◆ What to do ◆
Return the listing below unchanged, minus its pictures.

--- Information provided ---

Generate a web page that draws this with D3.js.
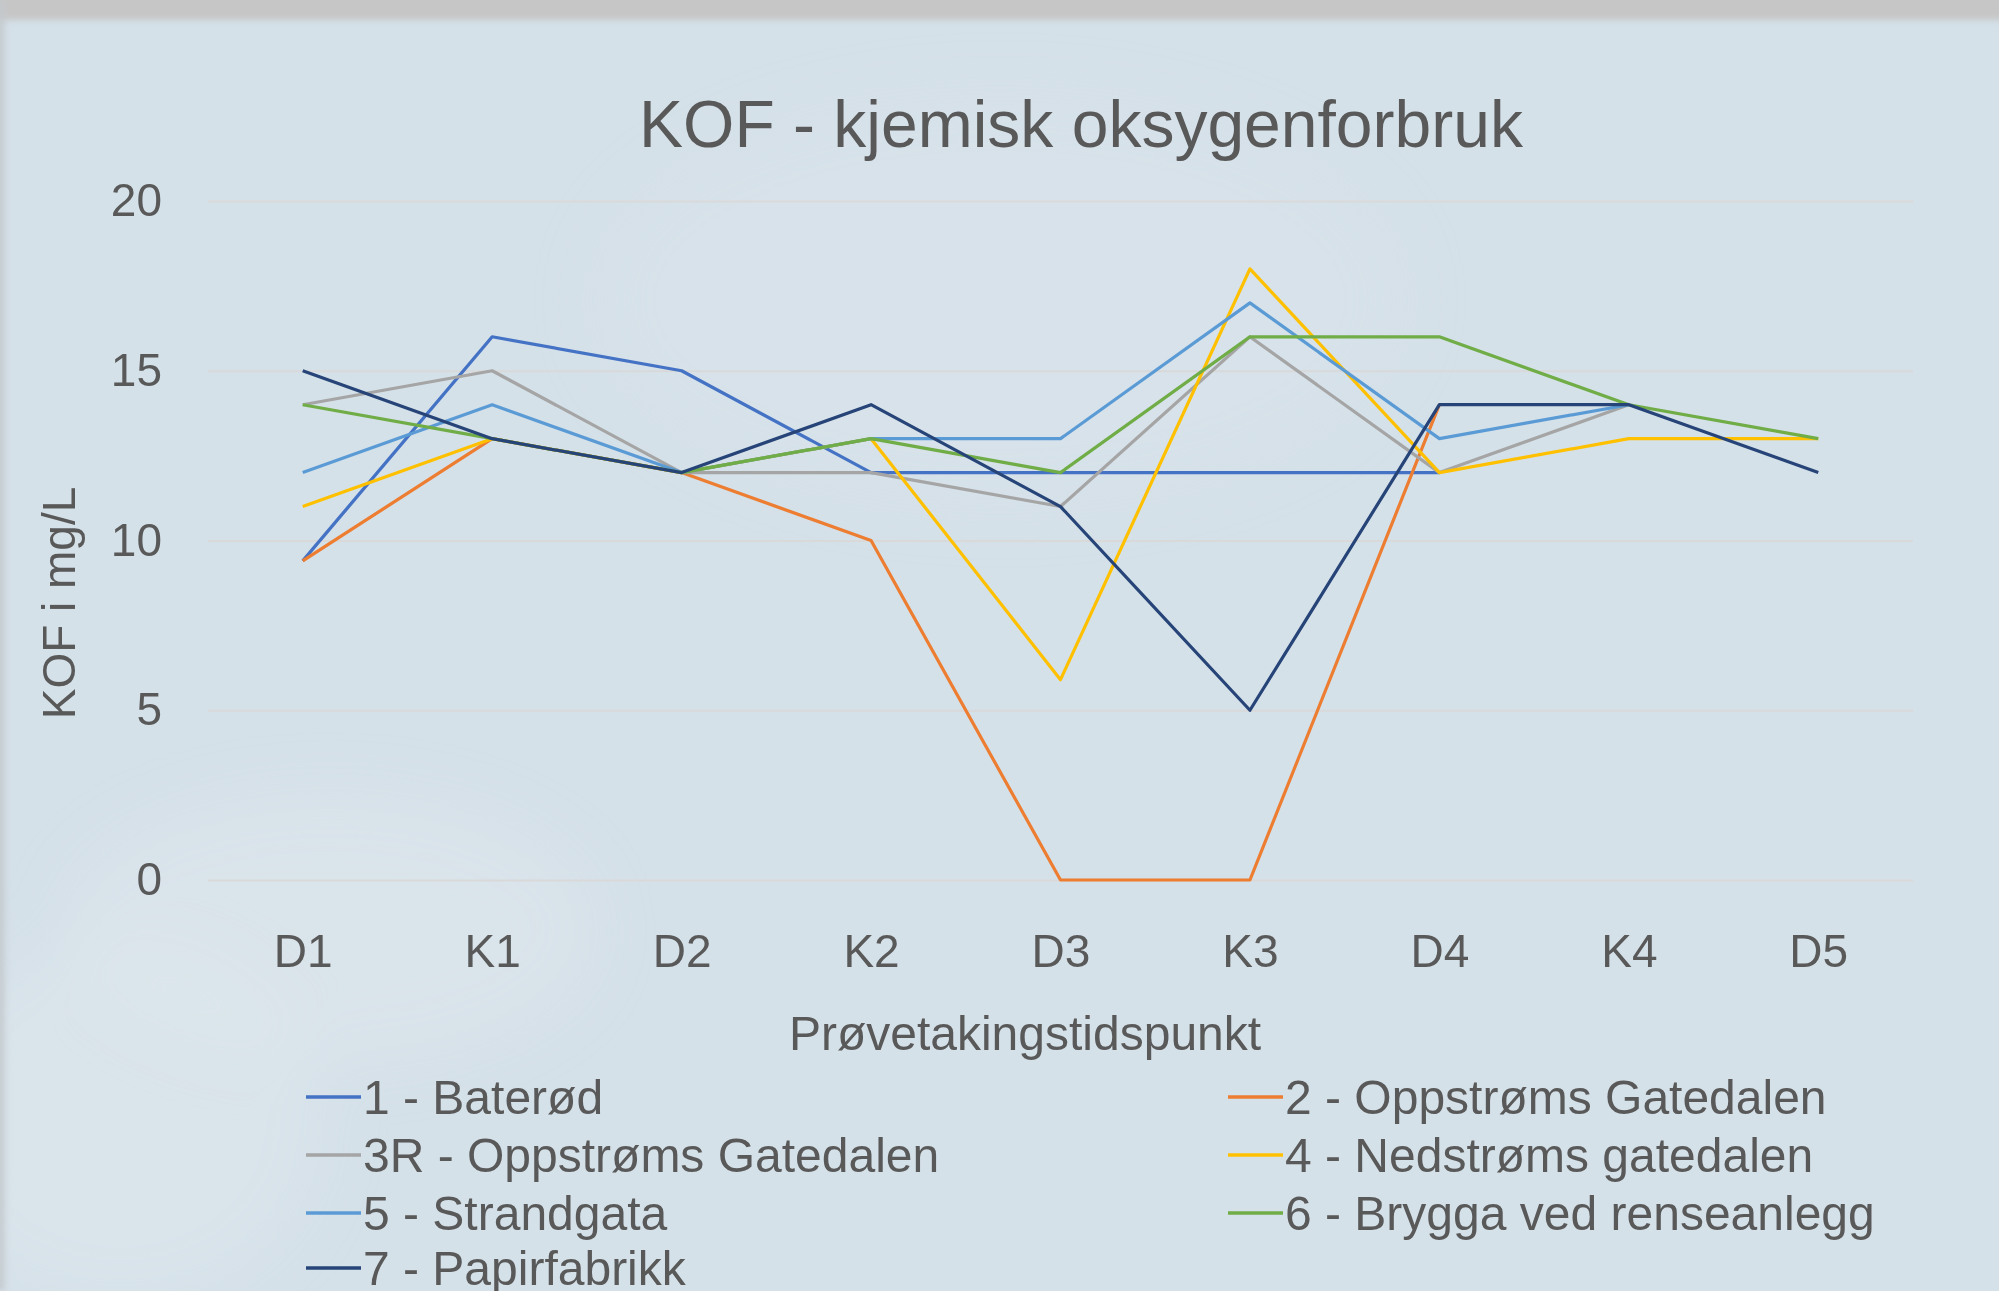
<!DOCTYPE html>
<html>
<head>
<meta charset="utf-8">
<script src="https://cdn.jsdelivr.net/npm/d3@7"></script>
<style>
  html, body { margin: 0; padding: 0; background: #d5e1e9; }
  svg { display: block; font-family: "Liberation Sans", Arial, sans-serif; }
</style>
</head>
<body>
<div id="chart"></div>
<script>
const categories = ['D1', 'K1', 'D2', 'K2', 'D3', 'K3', 'D4', 'K4', 'D5'];
const yTicks = [0, 5, 10, 15, 20];

const seriesNames = [
  '1 - Baterød',
  '2 - Oppstrøms Gatedalen',
  '3R - Oppstrøms Gatedalen',
  '4 - Nedstrøms gatedalen',
  '5 - Strandgata',
  '6 - Brygga ved renseanlegg',
  '7 - Papirfabrikk',
];

// values per sampling point, null = no measurement
const baterod = [9.4, 16, 15, 12, 12, 12, 12, null, null];
const oppstromsGatedalen = [9.4, 13, 12, 10, 0, 0, 14, null, null];
const oppstromsGatedalen3R = [14, 15, 12, 12, 11, 16, 12, 14, null];
const nedstromsGatedalen = [11, 13, 12, 13, 5.9, 18, 12, 13, 13];
const strandgata = [12, 14, 12, 13, 13, 17, 13, 14, null];
const brygga = [14, 13, 12, 13, 12, 16, 16, 14, 13];
const papirfabrikk = [15, 13, 12, 14, 11, 5, 14, 14, 12];

const seriesValues = [
  baterod, oppstromsGatedalen, oppstromsGatedalen3R, nedstromsGatedalen,
  strandgata, brygga, papirfabrikk,
];
const colors = ['#4472c4', '#ed7d31', '#a5a5a5', '#ffc000', '#5b9bd5', '#70ad47', '#264478'];

const width = 1999;
const height = 1291;
const plot = { left: 208, right: 1913, top: 201, bottom: 880 };
const textColor = '#595959';

const svg = d3.select('#chart')
  .append('svg')
  .attr('width', width)
  .attr('height', height);

// background: pale blue slide with a faint blurred snowy photo
const defs = svg.append('defs');
defs.append('filter').attr('id', 'soft')
  .attr('x', '-50%').attr('y', '-50%').attr('width', '200%').attr('height', '200%')
  .append('feGaussianBlur').attr('stdDeviation', 30);
defs.append('filter').attr('id', 'edge')
  .append('feGaussianBlur').attr('stdDeviation', 3);

svg.append('rect').attr('width', width).attr('height', height).attr('fill', '#d5e1e9');

const bg = svg.append('g').attr('filter', 'url(#soft)');
bg.append('ellipse').attr('cx', 330).attr('cy', 930).attr('rx', 260).attr('ry', 130)
  .attr('fill', '#dfe8ee').attr('opacity', 0.5);
bg.append('ellipse').attr('cx', 120).attr('cy', 1120).attr('rx', 200).attr('ry', 180)
  .attr('fill', '#dde7ed').attr('opacity', 0.5);
bg.append('ellipse').attr('cx', 1000).attr('cy', 300).attr('rx', 400).attr('ry', 200)
  .attr('fill', '#d9e4eb').attr('opacity', 0.5);

const frame = svg.append('g').attr('filter', 'url(#edge)');
frame.append('rect').attr('x', -10).attr('y', -10).attr('width', width + 20).attr('height', 30)
  .attr('fill', '#c6c6c6');
frame.append('rect').attr('x', -10).attr('y', 0).attr('width', 15).attr('height', height)
  .attr('fill', '#c3c8cc').attr('opacity', 0.8);

// scales
const x = d3.scalePoint()
  .domain(categories)
  .range([plot.left, plot.right])
  .padding(0.5);

const y = d3.scaleLinear()
  .domain([0, 20])
  .range([plot.bottom, plot.top]);

// gridlines + y labels
const yG = svg.append('g')
  .attr('transform', `translate(${plot.left},0)`)
  .call(d3.axisLeft(y).tickValues(yTicks).tickSize(-(plot.right - plot.left)).tickPadding(46));
yG.select('.domain').remove();
yG.selectAll('.tick line').attr('stroke', '#d9d9d9').attr('stroke-width', 2);
yG.selectAll('.tick text')
  .attr('fill', textColor)
  .style('font-size', '46px')
  .style('font-family', '"Liberation Sans", Arial, sans-serif');

// x labels
const xG = svg.append('g')
  .attr('transform', `translate(0,${plot.bottom})`)
  .call(d3.axisBottom(x).tickSize(0).tickPadding(54));
xG.select('.domain').remove();
xG.selectAll('.tick text')
  .attr('fill', textColor)
  .style('font-size', '46px')
  .style('font-family', '"Liberation Sans", Arial, sans-serif');

// lines
const line = d3.line()
  .defined(d => d != null)
  .x((d, i) => x(categories[i]))
  .y(d => y(d));

svg.append('g')
  .selectAll('path')
  .data(seriesValues)
  .join('path')
  .attr('d', line)
  .attr('fill', 'none')
  .attr('stroke', (d, i) => colors[i])
  .attr('stroke-width', 3.2)
  .attr('stroke-linejoin', 'round');

// titles
svg.append('text')
  .attr('x', 1081)
  .attr('y', 147)
  .attr('text-anchor', 'middle')
  .attr('fill', textColor)
  .style('font-size', '66px')
  .text('KOF - kjemisk oksygenforbruk');

svg.append('text')
  .attr('x', 1025)
  .attr('y', 1050)
  .attr('text-anchor', 'middle')
  .attr('fill', textColor)
  .style('font-size', '48px')
  .text('Prøvetakingstidspunkt');

svg.append('text')
  .attr('transform', 'translate(75,603) rotate(-90)')
  .attr('text-anchor', 'middle')
  .attr('fill', textColor)
  .style('font-size', '46px')
  .text('KOF i mg/L');

// legend, two columns; the last row runs into the bottom edge as in the original
const legendCols = [306, 1228];
const legendRows = [1097, 1155, 1213, 1268];
const legend = svg.append('g')
  .selectAll('g')
  .data(seriesNames)
  .join('g')
  .attr('transform', (d, i) => `translate(${legendCols[i % 2]},${legendRows[Math.floor(i / 2)]})`);

legend.append('line')
  .attr('x1', 0).attr('x2', 55)
  .attr('stroke', (d, i) => colors[i])
  .attr('stroke-width', 3.5);

legend.append('text')
  .attr('x', 57)
  .attr('dy', '0.36em')
  .attr('fill', textColor)
  .style('font-size', '48px')
  .text(d => d);
</script>
</body>
</html>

---

◆ Complete output ◆
Generate a web page that draws this with D3.js.
<!DOCTYPE html>
<html>
<head>
<meta charset="utf-8">
<script src="https://cdn.jsdelivr.net/npm/d3@7"></script>
<style>
  html, body { margin: 0; padding: 0; background: #d5e1e9; }
  svg { display: block; font-family: "Liberation Sans", Arial, sans-serif; }
</style>
</head>
<body>
<div id="chart"></div>
<script>
const categories = ['D1', 'K1', 'D2', 'K2', 'D3', 'K3', 'D4', 'K4', 'D5'];
const yTicks = [0, 5, 10, 15, 20];

const seriesNames = [
  '1 - Baterød',
  '2 - Oppstrøms Gatedalen',
  '3R - Oppstrøms Gatedalen',
  '4 - Nedstrøms gatedalen',
  '5 - Strandgata',
  '6 - Brygga ved renseanlegg',
  '7 - Papirfabrikk',
];

// values per sampling point, null = no measurement
const baterod = [9.4, 16, 15, 12, 12, 12, 12, null, null];
const oppstromsGatedalen = [9.4, 13, 12, 10, 0, 0, 14, null, null];
const oppstromsGatedalen3R = [14, 15, 12, 12, 11, 16, 12, 14, null];
const nedstromsGatedalen = [11, 13, 12, 13, 5.9, 18, 12, 13, 13];
const strandgata = [12, 14, 12, 13, 13, 17, 13, 14, null];
const brygga = [14, 13, 12, 13, 12, 16, 16, 14, 13];
const papirfabrikk = [15, 13, 12, 14, 11, 5, 14, 14, 12];

const seriesValues = [
  baterod, oppstromsGatedalen, oppstromsGatedalen3R, nedstromsGatedalen,
  strandgata, brygga, papirfabrikk,
];
const colors = ['#4472c4', '#ed7d31', '#a5a5a5', '#ffc000', '#5b9bd5', '#70ad47', '#264478'];

const width = 1999;
const height = 1291;
const plot = { left: 208, right: 1913, top: 201, bottom: 880 };
const textColor = '#595959';

const svg = d3.select('#chart')
  .append('svg')
  .attr('width', width)
  .attr('height', height);

// background: pale blue slide with a faint blurred snowy photo
const defs = svg.append('defs');
defs.append('filter').attr('id', 'soft')
  .attr('x', '-50%').attr('y', '-50%').attr('width', '200%').attr('height', '200%')
  .append('feGaussianBlur').attr('stdDeviation', 30);
defs.append('filter').attr('id', 'edge')
  .append('feGaussianBlur').attr('stdDeviation', 3);

svg.append('rect').attr('width', width).attr('height', height).attr('fill', '#d5e1e9');

const bg = svg.append('g').attr('filter', 'url(#soft)');
bg.append('ellipse').attr('cx', 330).attr('cy', 930).attr('rx', 260).attr('ry', 130)
  .attr('fill', '#dfe8ee').attr('opacity', 0.5);
bg.append('ellipse').attr('cx', 120).attr('cy', 1120).attr('rx', 200).attr('ry', 180)
  .attr('fill', '#dde7ed').attr('opacity', 0.5);
bg.append('ellipse').attr('cx', 1000).attr('cy', 300).attr('rx', 400).attr('ry', 200)
  .attr('fill', '#d9e4eb').attr('opacity', 0.5);

const frame = svg.append('g').attr('filter', 'url(#edge)');
frame.append('rect').attr('x', -10).attr('y', -10).attr('width', width + 20).attr('height', 30)
  .attr('fill', '#c6c6c6');
frame.append('rect').attr('x', -10).attr('y', 0).attr('width', 15).attr('height', height)
  .attr('fill', '#c3c8cc').attr('opacity', 0.8);

// scales
const x = d3.scalePoint()
  .domain(categories)
  .range([plot.left, plot.right])
  .padding(0.5);

const y = d3.scaleLinear()
  .domain([0, 20])
  .range([plot.bottom, plot.top]);

// gridlines + y labels
const yG = svg.append('g')
  .attr('transform', `translate(${plot.left},0)`)
  .call(d3.axisLeft(y).tickValues(yTicks).tickSize(-(plot.right - plot.left)).tickPadding(46));
yG.select('.domain').remove();
yG.selectAll('.tick line').attr('stroke', '#d9d9d9').attr('stroke-width', 2);
yG.selectAll('.tick text')
  .attr('fill', textColor)
  .style('font-size', '46px')
  .style('font-family', '"Liberation Sans", Arial, sans-serif');

// x labels
const xG = svg.append('g')
  .attr('transform', `translate(0,${plot.bottom})`)
  .call(d3.axisBottom(x).tickSize(0).tickPadding(54));
xG.select('.domain').remove();
xG.selectAll('.tick text')
  .attr('fill', textColor)
  .style('font-size', '46px')
  .style('font-family', '"Liberation Sans", Arial, sans-serif');

// lines
const line = d3.line()
  .defined(d => d != null)
  .x((d, i) => x(categories[i]))
  .y(d => y(d));

svg.append('g')
  .selectAll('path')
  .data(seriesValues)
  .join('path')
  .attr('d', line)
  .attr('fill', 'none')
  .attr('stroke', (d, i) => colors[i])
  .attr('stroke-width', 3.2)
  .attr('stroke-linejoin', 'round');

// titles
svg.append('text')
  .attr('x', 1081)
  .attr('y', 147)
  .attr('text-anchor', 'middle')
  .attr('fill', textColor)
  .style('font-size', '66px')
  .text('KOF - kjemisk oksygenforbruk');

svg.append('text')
  .attr('x', 1025)
  .attr('y', 1050)
  .attr('text-anchor', 'middle')
  .attr('fill', textColor)
  .style('font-size', '48px')
  .text('Prøvetakingstidspunkt');

svg.append('text')
  .attr('transform', 'translate(75,603) rotate(-90)')
  .attr('text-anchor', 'middle')
  .attr('fill', textColor)
  .style('font-size', '46px')
  .text('KOF i mg/L');

// legend, two columns; the last row runs into the bottom edge as in the original
const legendCols = [306, 1228];
const legendRows = [1097, 1155, 1213, 1268];
const legend = svg.append('g')
  .selectAll('g')
  .data(seriesNames)
  .join('g')
  .attr('transform', (d, i) => `translate(${legendCols[i % 2]},${legendRows[Math.floor(i / 2)]})`);

legend.append('line')
  .attr('x1', 0).attr('x2', 55)
  .attr('stroke', (d, i) => colors[i])
  .attr('stroke-width', 3.5);

legend.append('text')
  .attr('x', 57)
  .attr('dy', '0.36em')
  .attr('fill', textColor)
  .style('font-size', '48px')
  .text(d => d);
</script>
</body>
</html>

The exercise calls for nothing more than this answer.